● **Stated exercise**: Your task is to count the lines of the entries below that include the word "this" and to give only the resulting number.

● **Dataset**:

┌──

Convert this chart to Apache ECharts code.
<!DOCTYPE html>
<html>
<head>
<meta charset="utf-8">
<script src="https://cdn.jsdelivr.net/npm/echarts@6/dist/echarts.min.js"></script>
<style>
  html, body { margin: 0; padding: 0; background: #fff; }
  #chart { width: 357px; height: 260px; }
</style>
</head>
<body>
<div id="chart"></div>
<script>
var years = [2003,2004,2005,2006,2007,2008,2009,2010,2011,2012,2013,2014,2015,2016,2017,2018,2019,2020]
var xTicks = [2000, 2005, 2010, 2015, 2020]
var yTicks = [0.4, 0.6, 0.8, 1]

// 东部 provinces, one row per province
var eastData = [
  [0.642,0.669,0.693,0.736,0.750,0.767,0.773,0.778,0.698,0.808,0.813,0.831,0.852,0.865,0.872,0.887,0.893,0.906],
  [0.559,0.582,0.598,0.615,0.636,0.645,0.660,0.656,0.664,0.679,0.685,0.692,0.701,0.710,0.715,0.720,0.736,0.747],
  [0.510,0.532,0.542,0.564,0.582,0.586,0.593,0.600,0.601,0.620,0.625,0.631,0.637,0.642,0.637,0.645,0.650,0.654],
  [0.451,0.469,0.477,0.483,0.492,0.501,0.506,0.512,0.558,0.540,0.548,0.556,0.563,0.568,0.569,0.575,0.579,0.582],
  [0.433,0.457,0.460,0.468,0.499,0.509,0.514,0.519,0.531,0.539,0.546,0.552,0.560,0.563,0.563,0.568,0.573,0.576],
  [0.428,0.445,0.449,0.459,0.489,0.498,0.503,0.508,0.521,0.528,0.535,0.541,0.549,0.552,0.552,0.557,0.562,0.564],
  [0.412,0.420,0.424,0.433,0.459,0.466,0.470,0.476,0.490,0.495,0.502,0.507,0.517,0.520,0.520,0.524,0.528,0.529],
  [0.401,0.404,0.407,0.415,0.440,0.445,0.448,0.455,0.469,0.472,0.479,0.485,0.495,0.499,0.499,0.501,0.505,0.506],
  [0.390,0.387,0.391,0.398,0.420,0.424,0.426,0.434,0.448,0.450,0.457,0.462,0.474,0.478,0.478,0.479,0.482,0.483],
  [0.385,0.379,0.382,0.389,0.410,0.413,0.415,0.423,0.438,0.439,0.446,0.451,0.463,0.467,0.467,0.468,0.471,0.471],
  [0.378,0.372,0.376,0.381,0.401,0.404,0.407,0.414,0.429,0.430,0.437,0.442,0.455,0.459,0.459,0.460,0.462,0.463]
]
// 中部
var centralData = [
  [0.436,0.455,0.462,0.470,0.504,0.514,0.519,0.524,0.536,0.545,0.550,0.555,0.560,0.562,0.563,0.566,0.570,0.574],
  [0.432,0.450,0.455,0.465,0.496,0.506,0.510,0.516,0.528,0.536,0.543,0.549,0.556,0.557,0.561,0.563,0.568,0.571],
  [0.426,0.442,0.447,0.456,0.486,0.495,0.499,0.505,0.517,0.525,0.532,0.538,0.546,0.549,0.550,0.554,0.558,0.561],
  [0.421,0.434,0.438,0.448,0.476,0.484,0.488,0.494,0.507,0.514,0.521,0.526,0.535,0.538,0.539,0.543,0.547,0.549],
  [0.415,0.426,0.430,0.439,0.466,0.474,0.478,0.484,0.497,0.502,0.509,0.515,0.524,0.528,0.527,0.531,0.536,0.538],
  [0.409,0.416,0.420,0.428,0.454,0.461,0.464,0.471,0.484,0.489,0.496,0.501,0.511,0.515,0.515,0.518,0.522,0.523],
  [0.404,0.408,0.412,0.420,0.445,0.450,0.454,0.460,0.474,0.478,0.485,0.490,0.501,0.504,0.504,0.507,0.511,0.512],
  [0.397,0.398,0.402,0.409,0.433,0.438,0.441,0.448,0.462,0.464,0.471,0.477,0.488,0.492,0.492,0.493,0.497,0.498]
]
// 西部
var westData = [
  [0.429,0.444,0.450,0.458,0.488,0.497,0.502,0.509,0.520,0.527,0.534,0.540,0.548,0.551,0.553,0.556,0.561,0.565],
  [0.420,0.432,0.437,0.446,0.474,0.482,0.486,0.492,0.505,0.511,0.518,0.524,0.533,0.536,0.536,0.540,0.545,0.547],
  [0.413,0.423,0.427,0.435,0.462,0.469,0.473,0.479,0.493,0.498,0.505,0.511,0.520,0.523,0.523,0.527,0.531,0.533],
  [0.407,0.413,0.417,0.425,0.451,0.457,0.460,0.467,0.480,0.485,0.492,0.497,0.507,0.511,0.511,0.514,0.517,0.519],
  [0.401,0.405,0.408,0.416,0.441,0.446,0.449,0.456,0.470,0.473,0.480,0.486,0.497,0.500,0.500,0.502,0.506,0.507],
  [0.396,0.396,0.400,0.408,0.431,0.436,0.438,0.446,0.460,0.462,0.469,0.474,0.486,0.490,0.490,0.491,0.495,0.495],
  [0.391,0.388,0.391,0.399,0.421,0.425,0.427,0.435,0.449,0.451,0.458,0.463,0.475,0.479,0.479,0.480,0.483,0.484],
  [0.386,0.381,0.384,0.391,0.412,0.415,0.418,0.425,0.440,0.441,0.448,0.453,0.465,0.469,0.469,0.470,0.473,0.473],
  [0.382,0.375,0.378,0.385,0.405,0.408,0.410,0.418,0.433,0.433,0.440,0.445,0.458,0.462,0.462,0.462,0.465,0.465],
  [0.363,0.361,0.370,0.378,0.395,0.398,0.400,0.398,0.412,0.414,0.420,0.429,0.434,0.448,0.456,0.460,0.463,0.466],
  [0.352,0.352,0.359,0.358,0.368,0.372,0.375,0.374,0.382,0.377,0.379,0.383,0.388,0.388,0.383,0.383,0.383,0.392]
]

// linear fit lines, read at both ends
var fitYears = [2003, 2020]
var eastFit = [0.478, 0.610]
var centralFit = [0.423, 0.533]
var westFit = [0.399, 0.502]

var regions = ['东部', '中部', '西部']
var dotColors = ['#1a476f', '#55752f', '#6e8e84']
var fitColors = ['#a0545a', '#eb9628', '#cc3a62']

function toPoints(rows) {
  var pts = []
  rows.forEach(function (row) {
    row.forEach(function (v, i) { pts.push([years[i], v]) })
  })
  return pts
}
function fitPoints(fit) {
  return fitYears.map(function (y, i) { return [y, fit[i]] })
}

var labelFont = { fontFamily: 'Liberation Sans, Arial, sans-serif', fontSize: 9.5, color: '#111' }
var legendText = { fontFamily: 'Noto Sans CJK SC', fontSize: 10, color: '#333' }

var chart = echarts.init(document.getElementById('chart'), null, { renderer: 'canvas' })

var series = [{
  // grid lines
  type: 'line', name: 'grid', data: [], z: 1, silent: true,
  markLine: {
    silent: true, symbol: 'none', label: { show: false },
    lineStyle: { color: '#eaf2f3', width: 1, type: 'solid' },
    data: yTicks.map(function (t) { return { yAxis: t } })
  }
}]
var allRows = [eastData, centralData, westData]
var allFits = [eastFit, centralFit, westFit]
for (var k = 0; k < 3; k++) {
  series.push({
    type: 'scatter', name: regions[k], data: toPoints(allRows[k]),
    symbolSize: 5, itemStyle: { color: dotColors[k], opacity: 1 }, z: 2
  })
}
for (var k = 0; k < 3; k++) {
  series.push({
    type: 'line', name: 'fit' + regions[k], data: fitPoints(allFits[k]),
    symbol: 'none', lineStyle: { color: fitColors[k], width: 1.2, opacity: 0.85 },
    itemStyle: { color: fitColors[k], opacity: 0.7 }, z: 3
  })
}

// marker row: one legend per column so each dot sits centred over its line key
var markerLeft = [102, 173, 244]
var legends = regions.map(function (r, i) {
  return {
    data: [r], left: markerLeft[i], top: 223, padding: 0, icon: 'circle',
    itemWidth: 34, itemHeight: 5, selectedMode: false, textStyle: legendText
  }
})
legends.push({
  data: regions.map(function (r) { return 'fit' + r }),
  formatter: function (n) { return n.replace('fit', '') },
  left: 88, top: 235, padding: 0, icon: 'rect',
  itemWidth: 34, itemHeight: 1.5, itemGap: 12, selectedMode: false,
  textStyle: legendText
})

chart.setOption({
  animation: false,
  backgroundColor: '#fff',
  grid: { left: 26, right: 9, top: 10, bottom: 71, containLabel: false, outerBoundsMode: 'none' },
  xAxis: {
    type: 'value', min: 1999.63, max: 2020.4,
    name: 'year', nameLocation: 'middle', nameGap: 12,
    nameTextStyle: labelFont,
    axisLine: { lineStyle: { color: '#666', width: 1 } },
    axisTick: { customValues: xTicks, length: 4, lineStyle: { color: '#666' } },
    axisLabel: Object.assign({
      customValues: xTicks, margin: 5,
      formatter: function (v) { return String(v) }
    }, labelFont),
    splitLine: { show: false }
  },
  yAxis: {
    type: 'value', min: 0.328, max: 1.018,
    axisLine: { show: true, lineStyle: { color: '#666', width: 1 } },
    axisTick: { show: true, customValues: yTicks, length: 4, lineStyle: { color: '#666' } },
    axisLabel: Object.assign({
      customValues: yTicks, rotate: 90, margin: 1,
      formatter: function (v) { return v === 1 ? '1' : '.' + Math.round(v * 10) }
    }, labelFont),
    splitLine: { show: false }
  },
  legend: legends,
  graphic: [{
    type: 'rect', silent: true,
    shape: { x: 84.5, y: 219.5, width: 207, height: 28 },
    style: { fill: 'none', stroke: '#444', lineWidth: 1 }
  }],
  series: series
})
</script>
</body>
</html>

└──
┌──

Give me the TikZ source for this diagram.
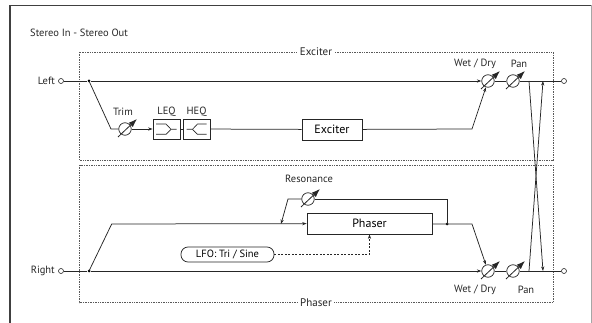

└──

● **Result of the task**: 2